Para um entendimento mais amplo do tema central deste Editorial, recomendamos o documentário Chega de fiu fiu[4], das diretoras Fernanda Frazão e Amanda Kamanchek.

*Felipe Sanches é graduado em Geografia pela Universidade de São Paulo, poeta, editor de livros didáticos, colaborador de publicações da Editora Gota e coidealizador da Revista Aluvião.

[1] Conceito formulado pelo filósofo e sociólogo francês marxista Henri Lefebvre (1901-1991) em sua obra Le droit à la ville (Paris: Anthropos, 1968), traduzida e publicada no Brasil sob o título de O direito à cidade, que apresenta a urgente demanda das pessoas citadinas por um “acesso renovado e transformado à vida urbana”. O conceito inicial tem sido amplamente explorado e expandido pelo geógrafo britânico marxista David Harvey (1935-), que o define como “muito mais que a liberdade individual para acessar os recursos urbanos: é o direito de mudar a si mesmos por mudar a cidade. É, sobretudo, um direito coletivo, ao invés de individual, pois esta transformação inevitavelmente depende do exercício de um poder coletivo para dar nova forma ao processo de urbanização. O direito a fazer e refazer nossas cidades e nós mesmos é, como quero argumentar, um dos mais preciosos, e ainda assim mais negligenciados, de nossos direitos humanos”. Ver mais em <https://newleftreview.org/II/53/david-harvey-the-right-to-the-city> (em inglês) e em <https://piaui.folha.uol.com.br/materia/o-direito-a-cidade/>. Acessos em: 18 jul. 2018.

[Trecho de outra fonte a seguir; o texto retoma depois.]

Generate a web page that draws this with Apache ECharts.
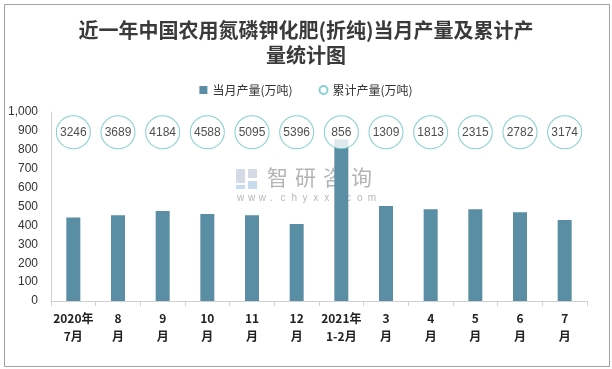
<!DOCTYPE html>
<html><head><meta charset="utf-8">
<script src="https://cdn.jsdelivr.net/npm/echarts@6/dist/echarts.min.js"></script>
<style>html,body{margin:0;padding:0;background:#fff}#c{width:612px;height:369px}</style>
</head><body><div id="c"></div>
<script>
const categories = ['2020年\n7月','8\n月','9\n月','10\n月','11\n月','12\n月','2021年\n1-2月','3\n月','4\n月','5\n月','6\n月','7\n月'];
const monthly = [442, 454, 476, 460, 454, 407, 856, 502, 486, 486, 470, 428];
const cumulative = [3246, 3689, 4184, 4588, 5095, 5396, 856, 1309, 1813, 2315, 2782, 3174];
const yTicks = [0,100,200,300,400,500,600,700,800,900,1000];

const circleY = 893;

const wmChars = '智研咨询'.split('');
const wmUrl = 'www.chyxx.com'.split('');
const wm = [
  {type:'rect', shape:{x:0,y:0,width:9,height:14}, style:{fill:'#d4dbe6'}},
  {type:'rect', shape:{x:12,y:0,width:9,height:9}, style:{fill:'#d4dbe6'}},
  {type:'rect', shape:{x:0,y:16,width:9,height:4}, style:{fill:'#c6dcee'}},
  {type:'rect', shape:{x:12,y:12,width:9,height:8}, style:{fill:'#c6dcee'}}
];
wmChars.forEach((ch,i)=>wm.push({type:'text', style:{x:31+i*28, y:-2, text:ch, fontFamily:'Noto Sans CJK SC', fontSize:21, fill:'#b4b4b4'}}));
wmUrl.forEach((ch,i)=>wm.push({type:'text', style:{x:1+i*10.9, y:24, text:ch, fontFamily:'Liberation Sans', fontSize:10, fill:'#b8b8b8'}}));

const chart = echarts.init(document.getElementById('c'), null, {renderer:'canvas'});
chart.setOption({
  animation:false,
  backgroundColor:'#fff',
  title:{
    text:'近一年中国农用氮磷钾化肥(折纯)当月产量及累计产\n量统计图',
    left:'center', top:13,
    textStyle:{fontFamily:'Noto Sans CJK SC', fontSize:20, fontWeight:'bold', color:'#3a3a3a', lineHeight:25}
  },
  legend:{
    top:79, left:'center', itemGap:26, itemWidth:8, itemHeight:8,
    textStyle:{fontFamily:'Noto Sans CJK SC', fontSize:12, color:'#333'},
    data:[{name:'当月产量(万吨)', icon:'rect'},{name:'累计产量(万吨)', icon:'circle'}]
  },
  grid:{left:51, right:25, top:112, bottom:68},
  xAxis:{
    type:'category', data:categories, boundaryGap:true,
    axisLine:{lineStyle:{color:'#d0d0d0'}},
    axisTick:{show:true, length:5, lineStyle:{color:'#d0d0d0'}},
    axisLabel:{fontFamily:'Noto Sans CJK SC', fontSize:12, fontWeight:'bold', color:'#222', lineHeight:18, margin:8, interval:0}
  },
  yAxis:{
    type:'value', min:0, max:1000, interval:100,
    axisLine:{show:true, lineStyle:{color:'#d0d0d0'}},
    axisTick:{show:false},
    splitLine:{show:false},
    axisLabel:{fontFamily:'Liberation Sans', fontSize:12, color:'#333', margin:13,
      formatter:v=> yTicks.includes(v) ? v.toLocaleString('en-US') : ''}
  },
  graphic:[
    {type:'rect', left:2, top:2, shape:{width:605, height:362}, style:{fill:'none', stroke:'#a0a0a0', lineWidth:1}, z:-1},
    {type:'group', left:236, top:167, z:-1, silent:true, children:wm}
  ],
  series:[
    {
      name:'当月产量(万吨)', type:'bar', data:monthly, barWidth:14,
      itemStyle:{color:'#5a8ea4'}, z:2
    },
    {
      name:'累计产量(万吨)', type:'scatter',
      data:cumulative.map((v,i)=>({value:[i, circleY]})),
      symbol:'circle', symbolSize:[34,33],
      itemStyle:{color:'#fff', borderColor:'#6cc4c4', borderWidth:1},
      label:{show:true, position:'inside', formatter:p=>String(cumulative[p.dataIndex]),
        fontFamily:'Liberation Sans', fontSize:12, color:'#222'},
      z:3
    }
  ]
});
</script></body></html>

[2] Se você for homem branco, heterossexual e de classe média, a chance é muito próxima de zero. Caso não for, suas chances podem aumentar, mas jamais serão equivalentes às das mulheres, em que pesem as variáveis poder aquisitivo, características étnico-raciais (segundo o IBGE) e local onde vive.

[3] Como modelo de pornografia que respeita as mulheres e desenvolve uma produção sustentável, este Editorial recomenda a obra da diretora sueca, radicada em Barcelona, Erika Lust (1977-), cujos filmes estão à venda para download em: <https://store.erikalust.com>. Acesso em: 19 jul. 2018.

[4] CHEGA de fiu fiu. Direção: Fernanda Frazão, Amanda Kamanchek. São Paulo (BR): Brodagem FIlmes, 2018. (73 min.).